(begin)
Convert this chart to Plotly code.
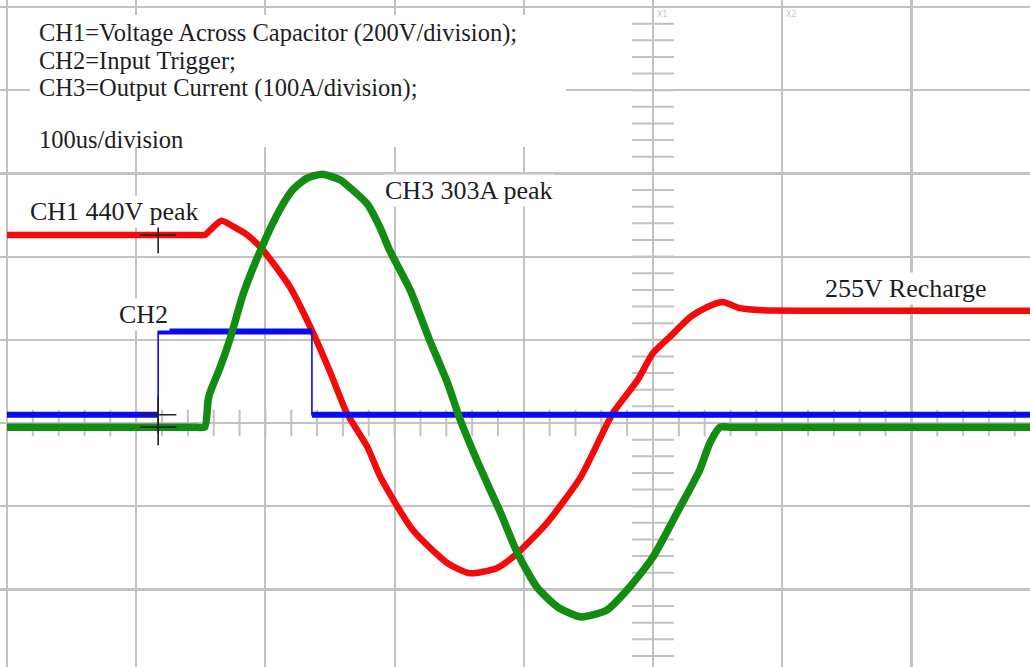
import plotly.graph_objects as go

# ---------------- data ----------------
# time in microseconds from the left edge of the graticule
ch1_t = [0, 60, 120, 146, 153, 159, 166, 177, 186, 198, 219, 237, 250, 263, 279, 289, 314, 341,
         358, 379, 395, 418, 444, 469, 488, 500, 513, 529, 542, 554, 567, 585, 620, 680, 740, 792]
ch1_v = [440, 440, 440, 440, 440, 457, 474, 457, 440, 404, 315, 204, 111, 12, -70, -142, -269, -349,
         -373, -361, -325, -252, -142, 12, 91, 156, 195, 243, 267, 279, 264, 259, 258, 258, 258, 258]

ch2_t = [0, 117, 117, 236, 236, 792]
ch2_v = [0, 0, 5, 5, 0, 0]

ch3_t = [0, 60, 120, 146, 153, 155.6, 157, 165, 173, 183, 198, 211, 221, 232, 244, 258, 266, 279, 289,
         296, 312, 327, 341, 351, 366, 382, 395, 410, 426, 444, 464, 482, 500, 521, 536,
         544, 552, 560, 600, 660, 720, 792]
ch3_a = [0, 0, 0, 0, 0, 32, 41, 72, 108, 161, 219, 261, 285, 299, 304, 297, 287, 268, 239,
         213, 165, 105, 53, 8, -48, -103, -151, -192, -216, -228, -220, -192, -156, -96, -52,
         -19, 0, 0, 0, 0, 0, 0]

cursor_t = [117, 117, 117]
cursor_ch = ["CH1", "CH2", "CH3"]
cursor_val = [440, 0, 0]

# channel settings: units per division and vertical position (div)
ch_scale = {"CH1": 200, "CH2": 5, "CH3": 100}
ch_pos = {"CH1": 0.06, "CH2": 0.10, "CH3": -0.05}

# ---------------- layout geometry ----------------
W, H = 1030, 667
X0_PX, DIVX_PX = 7, 129.2
Y0_PX, DIVY_PX = 423, 83.2
US_DIV = 100

t_lo = -X0_PX / DIVX_PX * US_DIV
t_hi = (W - X0_PX) / DIVX_PX * US_DIV
y_hi = Y0_PX / DIVY_PX
y_lo = -(H - Y0_PX) / DIVY_PX


def to_div(ch, vals):
    return [None if v is None else v / ch_scale[ch] + ch_pos[ch] for v in vals]


def px_t(x):
    return (x - X0_PX) / DIVX_PX * US_DIV


def px_y(y):
    return (Y0_PX - y) / DIVY_PX


fig = go.Figure()

grid_col = "#c2c2c2"

# centre-line minor ticks of the graticule
tick_t = [i * US_DIV / 5 for i in range(0, 40)]
fig.add_trace(go.Scatter(x=tick_t, y=[0] * len(tick_t), mode="markers",
                         marker=dict(symbol="line-ns", size=19,
                                     line=dict(color=grid_col, width=2)),
                         hoverinfo="skip", showlegend=False))
tick_y = [k * 0.2 for k in range(-14, 26)]
fig.add_trace(go.Scatter(x=[500] * len(tick_y), y=tick_y, mode="markers",
                         marker=dict(symbol="line-ew", size=30,
                                     line=dict(color=grid_col, width=2)),
                         hoverinfo="skip", showlegend=False))

# CH1 (red)
fig.add_trace(go.Scatter(x=ch1_t, y=to_div("CH1", ch1_v), mode="lines",
                         line=dict(color="#f50a0a", width=6.5, shape="spline", smoothing=0.6),
                         hoverinfo="skip", showlegend=False))

# CH2 (blue): thin edges, thick flat levels
fig.add_trace(go.Scatter(x=ch2_t, y=to_div("CH2", ch2_v), mode="lines",
                         line=dict(color="#0a0af0", width=1.6),
                         hoverinfo="skip", showlegend=False))
thick_t, thick_v = [], []
for i in range(len(ch2_t) - 1):
    if ch2_t[i] != ch2_t[i + 1]:
        thick_t += [ch2_t[i], ch2_t[i + 1], None]
        thick_v += [ch2_v[i], ch2_v[i + 1], None]
fig.add_trace(go.Scatter(x=thick_t, y=to_div("CH2", thick_v), mode="lines",
                         line=dict(color="#0a0af0", width=6),
                         connectgaps=False, hoverinfo="skip", showlegend=False))

# CH3 (green)
fig.add_trace(go.Scatter(x=ch3_t, y=to_div("CH3", ch3_a), mode="lines",
                         line=dict(color="#128c12", width=7.5, shape="spline", smoothing=0.6),
                         hoverinfo="skip", showlegend=False))

# cursor crosses
fig.add_trace(go.Scatter(x=cursor_t,
                         y=[cursor_val[i] / ch_scale[c] + ch_pos[c] for i, c in enumerate(cursor_ch)],
                         mode="markers",
                         marker=dict(symbol="cross-thin", size=26,
                                     line=dict(color="#222222", width=1.6)),
                         hoverinfo="skip", showlegend=False))

# white box behind the header text
fig.add_shape(type="rect", x0=px_t(30), x1=px_t(566), y0=px_y(147), y1=px_y(15),
              fillcolor="white", line=dict(width=0), layer="between")

serif = "Liberation Serif, Times New Roman, serif"
txt_col = "#1e1e1e"

header = [("CH1=Voltage Across Capacitor (200V/division);", 32.5),
          ("CH2=Input Trigger;", 60),
          ("CH3=Output Current (100A/division);", 87.5),
          ("100us/division", 139)]
for text, ypx in header:
    fig.add_annotation(x=px_t(38), y=px_y(ypx), text=text, showarrow=False,
                       xanchor="left", yanchor="middle", borderpad=0,
                       font=dict(family=serif, size=24.5, color=txt_col))

labels = [("CH1 440V peak", 28, 211),
          ("CH2", 117, 314),
          ("CH3 303A peak", 383, 190),
          ("255V Recharge", 823, 288)]
for text, xpx, ypx in labels:
    fig.add_annotation(x=px_t(xpx), y=px_y(ypx), text=text, showarrow=False,
                       xanchor="left", yanchor="middle", bgcolor="white", borderpad=1,
                       font=dict(family=serif, size=26, color=txt_col))

for text, xpx in [("X1", 655), ("X2", 784)]:
    fig.add_annotation(x=px_t(xpx), y=px_y(14), text=text, showarrow=False,
                       xanchor="left", yanchor="middle",
                       font=dict(family="DejaVu Sans", size=8, color="#c8c8c8"))

axis_common = dict(showgrid=True, gridcolor=grid_col, gridwidth=2.2,
                   zeroline=False, showticklabels=False, ticks="",
                   showline=False, fixedrange=True)
fig.update_xaxes(range=[t_lo, t_hi], tick0=0, dtick=US_DIV, **axis_common)
fig.update_yaxes(range=[y_lo, y_hi], tick0=0, dtick=1, **axis_common)

fig.update_layout(width=W, height=H, margin=dict(l=0, r=0, t=0, b=0),
                  plot_bgcolor="white", paper_bgcolor="white")

fig.write_html("out.html", config={"displayModeBar": False, "staticPlot": True},
               post_script="document.body.style.margin='0';document.body.style.overflow='hidden';")
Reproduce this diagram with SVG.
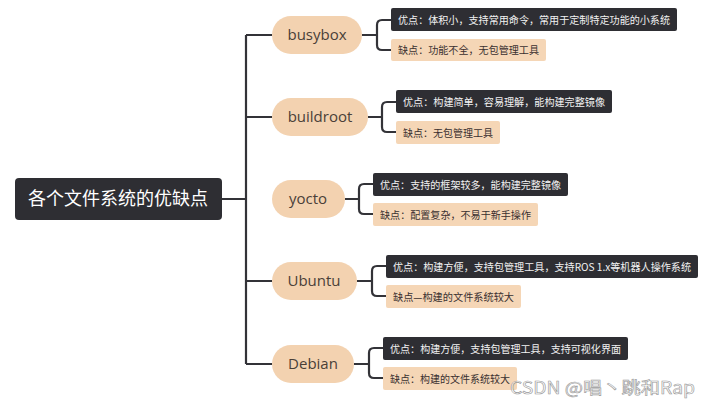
<svg xmlns="http://www.w3.org/2000/svg" width="711" height="407" viewBox="0 0 711 407">
<style>
.ln{fill:none;stroke:#333338;stroke-width:2.2}
.pill{fill:#f3d2b0}
.pt{font-family:"Open Sans","Noto Sans",sans-serif;font-size:15px;fill:#4a3f38;text-anchor:middle}
.dk{fill:#2e2e33}
.lt{fill:#f5d6b6}
.dt{font-family:"Noto Sans CJK SC",sans-serif;font-size:10.5px;fill:#f2f2f2}
.ltt{font-family:"Noto Sans CJK SC",sans-serif;font-size:10.5px;fill:#3a3030}
</style>
<rect width="711" height="407" fill="#fff"/>
<g id="connectors">
<path class="ln" d="M222 199H246M246 35V364 M246 35H272M246 117H272M246 281H272M246 364H272"/>
<path class="ln" d="M362 35H377M391 20H382Q377 20 377 25V45Q377 50 382 50H391"/>
<path class="ln" d="M368 117H382M396 102H387Q382 102 382 107V127Q382 132 387 132H396"/>
<path class="ln" d="M345 199H359M373 184H364Q359 184 359 189V209Q359 214 364 214H373"/>
<path class="ln" d="M357 281H372M386 266H377Q372 266 372 271V291Q372 296 377 296H386"/>
<path class="ln" d="M354 364H369M383 348H374Q369 348 369 353V373Q369 378 374 378H383"/>
</g>
<g id="root"><rect x="15" y="178" width="207" height="42" rx="4" fill="#2e2e33"/><text x="118" y="205" text-anchor="middle" font-family="Noto Sans CJK SC,sans-serif" font-size="18" fill="#fff">各个文件系统的优缺点</text></g>
<g id="busybox"><rect class="pill" x="272" y="16" width="90" height="38" rx="19"/><text class="pt" x="317" y="40">busybox</text>
<rect class="dk" x="391" y="8" width="286" height="23" rx="2"/><text class="dt" x="398" y="24" textLength="272" lengthAdjust="spacingAndGlyphs">优点：体积小，支持常用命令，常用于定制特定功能的小系统</text>
<rect class="lt" x="391" y="39" width="155" height="22" rx="2"/><text class="ltt" x="398" y="54" textLength="141" lengthAdjust="spacingAndGlyphs">缺点：功能不全，无包管理工具</text></g>
<g id="buildroot"><rect class="pill" x="272" y="98" width="96" height="38" rx="19"/><text class="pt" x="320" y="122">buildroot</text>
<rect class="dk" x="396" y="90" width="216" height="23" rx="2"/><text class="dt" x="403" y="106" textLength="202" lengthAdjust="spacingAndGlyphs">优点：构建简单，容易理解，能构建完整镜像</text>
<rect class="lt" x="396" y="121" width="104" height="23" rx="2"/><text class="ltt" x="403" y="137" textLength="90" lengthAdjust="spacingAndGlyphs">缺点：无包管理工具</text></g>
<g id="yocto"><rect class="pill" x="272" y="180" width="73" height="38" rx="19"/><text class="pt" x="308" y="204">yocto</text>
<rect class="dk" x="373" y="173" width="195" height="23" rx="2"/><text class="dt" x="380" y="189" textLength="181" lengthAdjust="spacingAndGlyphs">优点：支持的框架较多，能构建完整镜像</text>
<rect class="lt" x="373" y="203" width="165" height="23" rx="2"/><text class="ltt" x="380" y="219" textLength="151" lengthAdjust="spacingAndGlyphs">缺点：配置复杂，不易于新手操作</text></g>
<g id="ubuntu"><rect class="pill" x="272" y="262" width="85" height="38" rx="19"/><text class="pt" x="314" y="286">Ubuntu</text>
<rect class="dk" x="386" y="255" width="312" height="23" rx="2"/><text class="dt" x="393" y="271" textLength="298" lengthAdjust="spacingAndGlyphs">优点：构建方便，支持包管理工具，支持ROS 1.x等机器人操作系统</text>
<rect class="lt" x="386" y="285" width="135" height="23" rx="2"/><text class="ltt" x="393" y="301" textLength="121" lengthAdjust="spacingAndGlyphs">缺点—构建的文件系统较大</text></g>
<g id="debian"><rect class="pill" x="272" y="345" width="82" height="38" rx="19"/><text class="pt" x="313" y="369">Debian</text>
<rect class="dk" x="383" y="337" width="245" height="23" rx="2"/><text class="dt" x="390" y="353" textLength="231" lengthAdjust="spacingAndGlyphs">优点：构建方便，支持包管理工具，支持可视化界面</text>
<rect class="lt" x="383" y="367" width="134" height="23" rx="2"/><text class="ltt" x="390" y="383" textLength="120" lengthAdjust="spacingAndGlyphs">缺点：构建的文件系统较大</text></g>
<text x="510" y="394" font-family="Noto Sans CJK SC,sans-serif" font-size="17" fill="#fff" fill-opacity="0.6" stroke="#9a9a9a" stroke-width="0.6" textLength="185" lengthAdjust="spacingAndGlyphs">CSDN @唱丶跳和Rap</text>
</svg>
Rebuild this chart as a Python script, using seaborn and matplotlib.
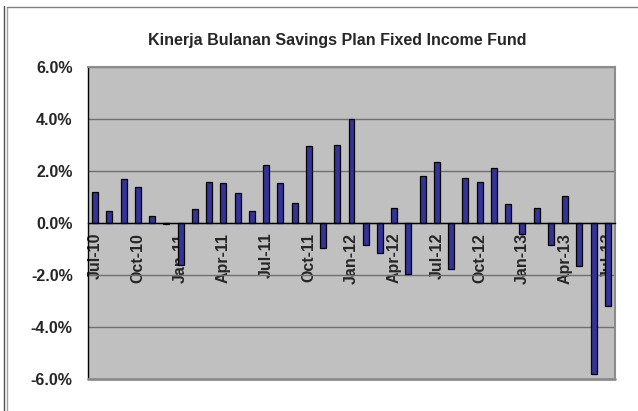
(end)
• [What is being asked]
Give again, word for word, every line from the top of the data through the line with "import plotly.graph_objects as go", both ends included, and exclude the pictures.

• [Result]
Convert this chart to Plotly code.
import plotly.graph_objects as go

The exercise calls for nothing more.